A.D : la question de la clarification de la relation, et ce dès le début des échanges, est selon moi primordiale. Lorsque la start-up et le grand groupe sont autour d’une table pour la première fois, toute l’attention doit être portée par l’élucidation du quid proquo : qu’est-ce que chacun recherche chez l’autre ? Le grand groupe souhaite-t-il investir ? Faire intervenir la start-up en tant que prestataire ? Si le grand groupe est dans une logique de monter au capital, alors qu’il y aille directement. S’il souhaite travailler avec la start-up, il convient de la considérer comme telle, sans traitement de faveur particulier, même si la question de l’investissement vient par la suite. On a pu constater que les discussions et les projets pouvaient être pollués si on ne mettait pas  » cartes sur table  » immédiatement !

IN : comment innover aujourd’hui dans un grand groupe ?

A.D : les grands groupes doivent apprendre à innover. Chez AXA France, nous exploitons les méthodes de l’open innovation et nous les infusons en interne. Depuis deux ans, nous avons lancé chez AXA une équipe spécifique : l’Accélérateur. En deux semaines, nous arrivons à prototyper un concept, ce qui nous permet de constater rapidement si nous avons vu juste ou non vis-à-vis de nos clients. Pour industrialiser un concept, nous sélectionnons une problématique de distribution ou de produit, par exemple, que nous cherchons à « craquer » avec des méthodologies de data crunch, d’ethnographie, d’écoute terrain. En deux mois, les premières orientations concrètes apparaissent.

Enfin, la culture d’entreprise joue un rôle majeur. Je ne vous surprendrai pas en parlant d’horizontalité et de collaboration. On ne peut pas être organisé en silos et, en même temps, creuser des sujets d’innovation en profondeur. Pour réussir à innover de manière continue, il faut pousser au maximum ces valeurs même si les grands groupes travaillent encore aujourd’hui sous le prisme de la hiérarchie.

IN : quelle place les grands groupes doivent-il accorder aux start-up dans leur stratégie d’innovation ?

A.D : les start-up permettent aux grands groupes de prendre un gage sur l’avenir. En revanche, la start-up doit rester un miroir pour les grands groupes. A travers elle, ils peuvent se rendre compte de leur inertie, de leur rigidité, de leurs défauts mais en aucun cas la start-up ne doit devenir un idéal à imiter par le grand groupe.
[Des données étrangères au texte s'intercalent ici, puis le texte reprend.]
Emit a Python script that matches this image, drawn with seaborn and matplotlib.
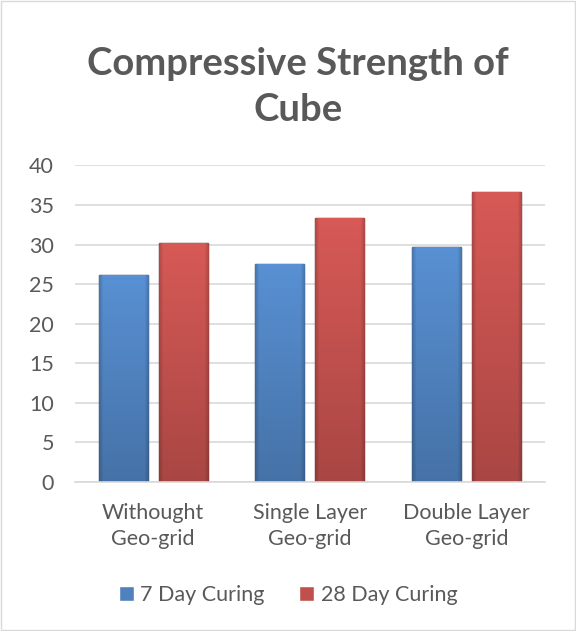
import numpy as np
import pandas as pd
import matplotlib.pyplot as plt
import matplotlib.colors as mcolors
import seaborn as sns
from matplotlib.patches import Rectangle

# data
categories = ["Withought\nGeo-grid", "Single Layer\nGeo-grid", "Double Layer\nGeo-grid"]
curing = ["7 Day Curing", "28 Day Curing"]
day7 = [26.2, 27.6, 29.7]
day28 = [30.2, 33.4, 36.6]
yticks = [0, 5, 10, 15, 20, 25, 30, 35, 40]

df = pd.DataFrame({
    "category": categories * 2,
    "curing": [curing[0]] * 3 + [curing[1]] * 3,
    "value": day7 + day28,
})

palette = {curing[0]: "#4f81bd", curing[1]: "#c0504d"}
edges = {curing[0]: "#1f3a5f", curing[1]: "#5a1f1d"}
grey = "#595959"


def bar_image(color):
    # vertical light->dark gradient with darker side edges (excel bevel look)
    base = np.array(mcolors.to_rgb(color))
    rows = np.linspace(1.12, 0.88, 120).reshape(-1, 1, 1)
    cols = np.linspace(-1, 1, 40)
    side = (1 - 0.18 * np.clip((np.abs(cols) - 0.85) / 0.15, 0, 1)).reshape(1, -1, 1)
    img = np.clip(base.reshape(1, 1, 3) * rows * side, 0, 1)
    return img


sns.set_theme(style="white")
plt.rcParams["font.family"] = ["Lato", "DejaVu Sans"]

fig = plt.figure(figsize=(5.76, 6.31), dpi=100)
ax = fig.add_axes([0.13, 0.236, 0.816, 0.502])

sns.barplot(data=df, x="category", y="value", hue="curing", palette=palette,
            width=0.766, gap=0.183, ax=ax, legend=True, saturation=1)

for cont, name in zip(ax.containers, curing):
    for p in cont:
        p.set_edgecolor(edges[name])
        p.set_linewidth(1.0)
        x0, y0 = p.get_x(), p.get_y()
        w, h = p.get_width(), p.get_height()
        im = ax.imshow(bar_image(palette[name]), extent=(x0, x0 + w, y0, y0 + h),
                       aspect="auto", origin="upper", zorder=p.get_zorder() + 0.1)
        im.set_clip_path(p)

ax.set_xlim(-0.5, 2.5)
ax.set_ylim(0, 40)
ax.set_yticks(yticks)
ax.yaxis.grid(True, color="#d9d9d9", linewidth=1.2)
ax.set_axisbelow(True)
for s in ["top", "right", "left"]:
    ax.spines[s].set_visible(False)
ax.spines["bottom"].set_color("#d9d9d9")
ax.spines["bottom"].set_linewidth(1.2)
ax.tick_params(axis="both", length=0, labelsize=15.5, colors=grey)
ax.tick_params(axis="x", pad=15)
ax.tick_params(axis="y", pad=15)
for lbl in ax.get_xticklabels():
    lbl.set_linespacing(1.4)
ax.set_xlabel("")
ax.set_ylabel("")

fig.text(0.517, 0.862, "Compressive Strength of\nCube", ha="center", va="center",
         fontsize=27.5, fontweight="bold", color=grey, linespacing=1.45)

handles, labels = ax.get_legend_handles_labels()
ax.legend(handles, labels, loc="center", bbox_to_anchor=(0.5, 0.057),
          bbox_transform=fig.transFigure, ncol=2, frameon=False,
          fontsize=15.5, labelcolor=grey, handlelength=0.7, handleheight=0.7,
          handletextpad=0.3, columnspacing=1.6)

fig.patches.append(Rectangle((0.002, 0.002), 0.996, 0.996, transform=fig.transFigure,
                             fill=False, edgecolor="#d9d9d9", linewidth=1))

plt.savefig("out.png", dpi=100)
La start-up est le stade d’adolescence d’une organisation en phase de développement. La preuve ? Une start-up ne veut pas rester une start-up. Le risque, c’est que les start-up soient une excuse facile du grand groupe, qui lui évitent d’affronter sa propre transformation : « Je vais créer une start-up », « Je vais envoyer mes équipes dans une start-up », « J’en rachète une » … Il n’est pas bon que la start-up devienne l’opium du CAC40.